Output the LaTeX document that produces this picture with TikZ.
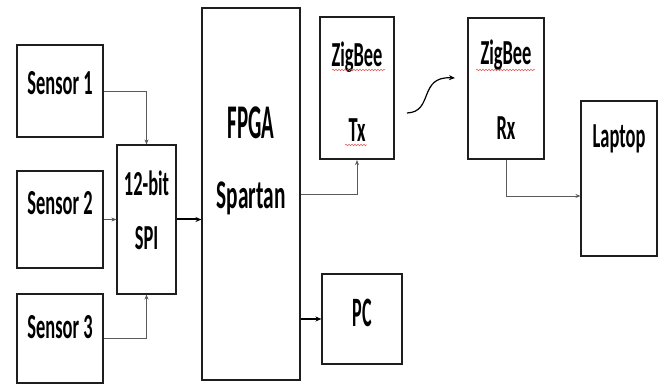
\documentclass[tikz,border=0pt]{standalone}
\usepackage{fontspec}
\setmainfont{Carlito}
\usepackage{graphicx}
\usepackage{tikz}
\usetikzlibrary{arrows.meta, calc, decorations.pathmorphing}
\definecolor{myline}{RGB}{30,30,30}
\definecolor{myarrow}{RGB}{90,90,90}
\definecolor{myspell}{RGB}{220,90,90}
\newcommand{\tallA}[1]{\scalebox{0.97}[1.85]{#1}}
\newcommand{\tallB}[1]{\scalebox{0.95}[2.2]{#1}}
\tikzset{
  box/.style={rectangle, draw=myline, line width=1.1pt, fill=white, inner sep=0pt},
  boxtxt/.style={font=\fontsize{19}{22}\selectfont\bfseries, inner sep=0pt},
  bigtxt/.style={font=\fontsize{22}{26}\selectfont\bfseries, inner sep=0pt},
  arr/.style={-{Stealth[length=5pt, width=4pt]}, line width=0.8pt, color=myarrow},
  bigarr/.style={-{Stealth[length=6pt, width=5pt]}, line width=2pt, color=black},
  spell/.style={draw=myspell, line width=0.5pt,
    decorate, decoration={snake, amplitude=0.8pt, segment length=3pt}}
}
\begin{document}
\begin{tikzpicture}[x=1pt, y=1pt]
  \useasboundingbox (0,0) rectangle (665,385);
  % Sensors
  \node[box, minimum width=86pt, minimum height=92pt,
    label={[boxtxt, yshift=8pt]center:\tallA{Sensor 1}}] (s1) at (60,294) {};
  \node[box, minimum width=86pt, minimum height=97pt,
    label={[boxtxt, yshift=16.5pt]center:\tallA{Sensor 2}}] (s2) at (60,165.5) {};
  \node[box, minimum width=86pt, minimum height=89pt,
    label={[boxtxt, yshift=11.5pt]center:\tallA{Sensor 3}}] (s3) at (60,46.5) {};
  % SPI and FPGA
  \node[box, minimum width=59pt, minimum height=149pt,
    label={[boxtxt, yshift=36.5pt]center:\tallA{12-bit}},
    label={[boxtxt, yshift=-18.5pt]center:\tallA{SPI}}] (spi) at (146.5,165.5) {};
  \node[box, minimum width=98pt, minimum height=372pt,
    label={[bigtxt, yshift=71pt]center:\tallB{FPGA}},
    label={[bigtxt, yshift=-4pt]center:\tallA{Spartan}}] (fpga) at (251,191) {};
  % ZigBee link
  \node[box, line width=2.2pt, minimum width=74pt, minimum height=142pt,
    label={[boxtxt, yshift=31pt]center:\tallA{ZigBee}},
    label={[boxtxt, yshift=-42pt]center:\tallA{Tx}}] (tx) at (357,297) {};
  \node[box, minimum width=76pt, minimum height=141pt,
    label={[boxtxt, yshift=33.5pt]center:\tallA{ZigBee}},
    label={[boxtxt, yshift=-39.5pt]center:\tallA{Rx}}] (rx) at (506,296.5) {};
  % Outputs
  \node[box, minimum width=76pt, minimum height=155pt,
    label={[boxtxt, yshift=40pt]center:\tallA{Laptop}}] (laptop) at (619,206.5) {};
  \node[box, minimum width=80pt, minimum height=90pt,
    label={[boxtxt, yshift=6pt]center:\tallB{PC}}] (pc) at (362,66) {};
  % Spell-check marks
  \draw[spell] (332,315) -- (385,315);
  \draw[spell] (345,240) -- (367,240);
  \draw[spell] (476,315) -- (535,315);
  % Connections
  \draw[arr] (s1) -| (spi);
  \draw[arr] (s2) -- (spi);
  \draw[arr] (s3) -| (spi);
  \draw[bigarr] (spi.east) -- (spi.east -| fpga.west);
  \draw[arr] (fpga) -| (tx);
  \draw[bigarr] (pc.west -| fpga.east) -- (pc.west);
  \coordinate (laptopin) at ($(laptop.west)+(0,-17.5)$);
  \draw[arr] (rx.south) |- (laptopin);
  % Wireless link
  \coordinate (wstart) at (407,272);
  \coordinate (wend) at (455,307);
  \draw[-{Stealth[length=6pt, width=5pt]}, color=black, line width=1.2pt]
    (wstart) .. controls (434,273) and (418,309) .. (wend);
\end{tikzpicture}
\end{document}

------------

INSTRUCTION
Output the data exactly. Pictures don't belong in the result.

TASK SOLUTION
Output the LaTeX document that produces this picture with TikZ.
\documentclass[tikz,border=0pt]{standalone}
\usepackage{fontspec}
\setmainfont{Carlito}
\usepackage{graphicx}
\usepackage{tikz}
\usetikzlibrary{arrows.meta, calc, decorations.pathmorphing}
\definecolor{myline}{RGB}{30,30,30}
\definecolor{myarrow}{RGB}{90,90,90}
\definecolor{myspell}{RGB}{220,90,90}
\newcommand{\tallA}[1]{\scalebox{0.97}[1.85]{#1}}
\newcommand{\tallB}[1]{\scalebox{0.95}[2.2]{#1}}
\tikzset{
  box/.style={rectangle, draw=myline, line width=1.1pt, fill=white, inner sep=0pt},
  boxtxt/.style={font=\fontsize{19}{22}\selectfont\bfseries, inner sep=0pt},
  bigtxt/.style={font=\fontsize{22}{26}\selectfont\bfseries, inner sep=0pt},
  arr/.style={-{Stealth[length=5pt, width=4pt]}, line width=0.8pt, color=myarrow},
  bigarr/.style={-{Stealth[length=6pt, width=5pt]}, line width=2pt, color=black},
  spell/.style={draw=myspell, line width=0.5pt,
    decorate, decoration={snake, amplitude=0.8pt, segment length=3pt}}
}
\begin{document}
\begin{tikzpicture}[x=1pt, y=1pt]
  \useasboundingbox (0,0) rectangle (665,385);
  % Sensors
  \node[box, minimum width=86pt, minimum height=92pt,
    label={[boxtxt, yshift=8pt]center:\tallA{Sensor 1}}] (s1) at (60,294) {};
  \node[box, minimum width=86pt, minimum height=97pt,
    label={[boxtxt, yshift=16.5pt]center:\tallA{Sensor 2}}] (s2) at (60,165.5) {};
  \node[box, minimum width=86pt, minimum height=89pt,
    label={[boxtxt, yshift=11.5pt]center:\tallA{Sensor 3}}] (s3) at (60,46.5) {};
  % SPI and FPGA
  \node[box, minimum width=59pt, minimum height=149pt,
    label={[boxtxt, yshift=36.5pt]center:\tallA{12-bit}},
    label={[boxtxt, yshift=-18.5pt]center:\tallA{SPI}}] (spi) at (146.5,165.5) {};
  \node[box, minimum width=98pt, minimum height=372pt,
    label={[bigtxt, yshift=71pt]center:\tallB{FPGA}},
    label={[bigtxt, yshift=-4pt]center:\tallA{Spartan}}] (fpga) at (251,191) {};
  % ZigBee link
  \node[box, line width=2.2pt, minimum width=74pt, minimum height=142pt,
    label={[boxtxt, yshift=31pt]center:\tallA{ZigBee}},
    label={[boxtxt, yshift=-42pt]center:\tallA{Tx}}] (tx) at (357,297) {};
  \node[box, minimum width=76pt, minimum height=141pt,
    label={[boxtxt, yshift=33.5pt]center:\tallA{ZigBee}},
    label={[boxtxt, yshift=-39.5pt]center:\tallA{Rx}}] (rx) at (506,296.5) {};
  % Outputs
  \node[box, minimum width=76pt, minimum height=155pt,
    label={[boxtxt, yshift=40pt]center:\tallA{Laptop}}] (laptop) at (619,206.5) {};
  \node[box, minimum width=80pt, minimum height=90pt,
    label={[boxtxt, yshift=6pt]center:\tallB{PC}}] (pc) at (362,66) {};
  % Spell-check marks
  \draw[spell] (332,315) -- (385,315);
  \draw[spell] (345,240) -- (367,240);
  \draw[spell] (476,315) -- (535,315);
  % Connections
  \draw[arr] (s1) -| (spi);
  \draw[arr] (s2) -- (spi);
  \draw[arr] (s3) -| (spi);
  \draw[bigarr] (spi.east) -- (spi.east -| fpga.west);
  \draw[arr] (fpga) -| (tx);
  \draw[bigarr] (pc.west -| fpga.east) -- (pc.west);
  \coordinate (laptopin) at ($(laptop.west)+(0,-17.5)$);
  \draw[arr] (rx.south) |- (laptopin);
  % Wireless link
  \coordinate (wstart) at (407,272);
  \coordinate (wend) at (455,307);
  \draw[-{Stealth[length=6pt, width=5pt]}, color=black, line width=1.2pt]
    (wstart) .. controls (434,273) and (418,309) .. (wend);
\end{tikzpicture}
\end{document}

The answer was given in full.